This past Thursday, an article in The New York Times posed an interesting question: is the rising cost of gas doing for traffic what Mayor Michael Bloomberg’s congestion pricing plan was supposed to do: reducing the number of cars on the city’s streets and increasing the use of mass transit.
Here’s the takeaway from Sam Schwartz, also known as “Gridlock Sam” in the pages of the New York Daily News and the head honcho of a 60-person, eponymous “multi-disciplinary consulting firm specializing in traffic and transportation engineering:”
“We’re at the point where people really are changing habits,” said Sam Schwartz, a transportation consultant. He said that if gas prices stayed high, the result could be close to the goal set by Mr. Bloomberg’s congestion pricing plan, which, if it had been approved, was expected to reduce traffic in much of Manhattan by 6.3 percent.
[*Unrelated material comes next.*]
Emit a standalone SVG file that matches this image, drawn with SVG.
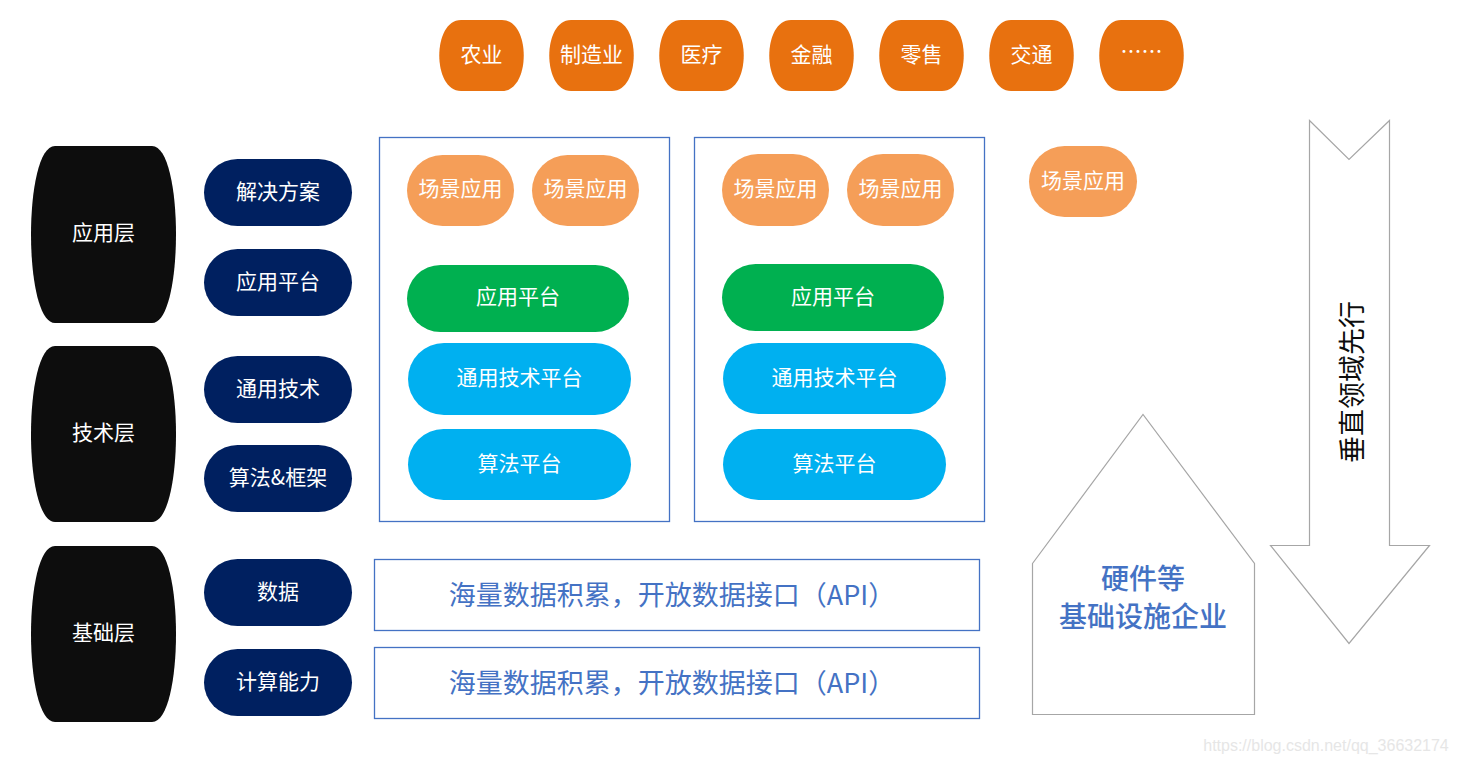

“If we start eclipsing $5 a gallon, which we might over the summer, I think we might get very close,” Mr. Schwartz said.
The City’s Department of Transportation isn’t so sure:
“The magnitude here is by no means comparable to the effect that congestion pricing would have in reducing traffic,” said Bruce Schaller, deputy transportation commissioner for planning and sustainability.
“What congestion pricing does,” he added, “is it focuses traffic reduction on the most congested places and times, whereas gasoline prices spread the impact out.”
The bottom line though, as the article points out, is that when driving gets more expensive — whatever the reason — drivers tend to give up their cars and use mass transit.